MHP AFYONKARAHİSAR MİLLETVEKİLİ ABDÜLKADİR AKÇAN:
Kayseri ve İstanbul'da meydana gelen çocuk cinayetlerinin ardından idamın tekrar gündeme gelmesi ve bu konuda Anayasa Komisyonu Başkanı Burhan Kuzu'nun 'idam cezalarını her zaman savunduğuna' ilişkin açıklamasının sorulması üzerine Akçan, "Burhan Kuzu yokken kendisinin mensubu bulunduğu partinin o günkü versiyonu olan partideki milletvekilleri MHP'nin direnmesine karşılık 2002 yılında idamı kaldırdılar. Biz idamın kaldırılmasına özellikle karşı olduk. Bunu kaldırıyorsunuz terör ve savaş hallerinde bunu kaldırmayın dedik. Bilinçle bu suçların işlenmesi ayrı bir şey ve asla affedilemez" diye cevap verdi.
BDP GENEL BAŞKAN YARDIMCISI KIŞANAK:
Kayseri'deki vahşi çocuk tecavüz ve cinayetleri ile tartışılmaya başlanan idam cezasıyla ilgili sorular üzerine Kışanak, "İdam cezası devlet eliyle işlenmiş bir cinayettir. Evrensel hukuk kuralları içerisinde yeri yoktur. Telafisi mümkün olmayan bir ceza verilemez; asıl mantığı da buna dayanır.
"Hangi gerekçeyle olursa olsun cezalar ıslah etmek amacıyla verilir. Cezalar suç işlenmesini önlemek amacıyla verilir. Cezalar yaşam hakkını ortadan kaldırmak, bir kez daha telafisi olmayacak bir durum yaratmak adına verilmez. İdam ettiğiniz bir insanı ıslah edemezsiniz. İdam ettiğiniz bir insanı suç işlemekten men edemezsiniz. Bir daha yaşamayacak bir insana vereceğiniz bir cezayla neyi düzeltebilirsiniz? Olsa olsa idam cezası tehdidiyle bu ülkede baskıcı, otoriter rejimi kamufle etmeye
çalışabilirsiniz. Bunu bir siyasal mesaj olarak birilerine vermek isteyebilirsiniz. Bunlar da doğru şeyler değildir."

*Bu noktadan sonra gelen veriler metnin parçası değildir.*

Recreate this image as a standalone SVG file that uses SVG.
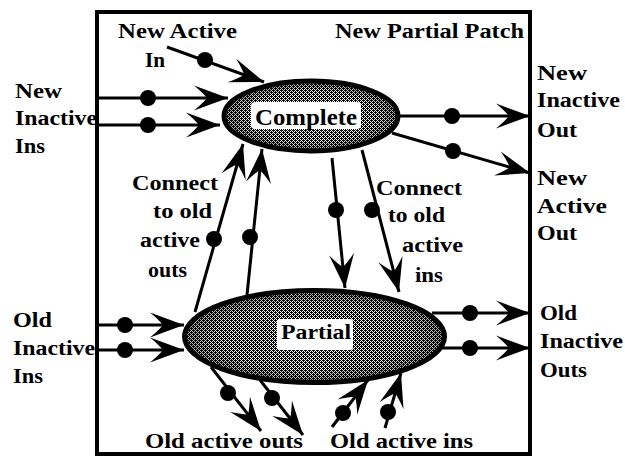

Bu konuda idam cezasına karşı olmadığı yönünde açıklamalarda bulunan TBMM Anayasa Komisyonu Başkanı Burhan Kuzu'nun yaklaşımını 'esefle kınadığını' ifade eden Kışanak, "Bu kadar çok özgürlükten, demokrasiden, haktan hukuktan bahseden biri olarak kalkıp bugün evrensel hukuk kuralları içerisinde mahkum edilmiş bir cezayı yeniden Türkiye'nin gündemine taşıması gerçekten de kabul edilebilir bir durum değil" dedi.
Bir gazetecinin, 'Son günlerdeki konulara uyarlarsak, o iki çocuğun yaşama hakkı ne olacak peki?' şeklindeki sorusuna ise Kışanak, "Demokrasilerde halkın can ve mal güvenliğinden yönetim sorumludur. Bunu korumak için gerekli önlemleri almakla mükelleftir. Hepimizin bildiği gibi Türkiye çocuk istismarı, çocuk pornosu konusunda sabıkası oldukça kabarık bir ülkedir. Bu konuda önlem, tedbir almayan, gerekli uygulamaları hayata geçirmeyen iktidarın, bunun üstünü idam cezası tehdidi ile örtmeye kalkışması tam bir aymazlıktır" yanıtını verdi.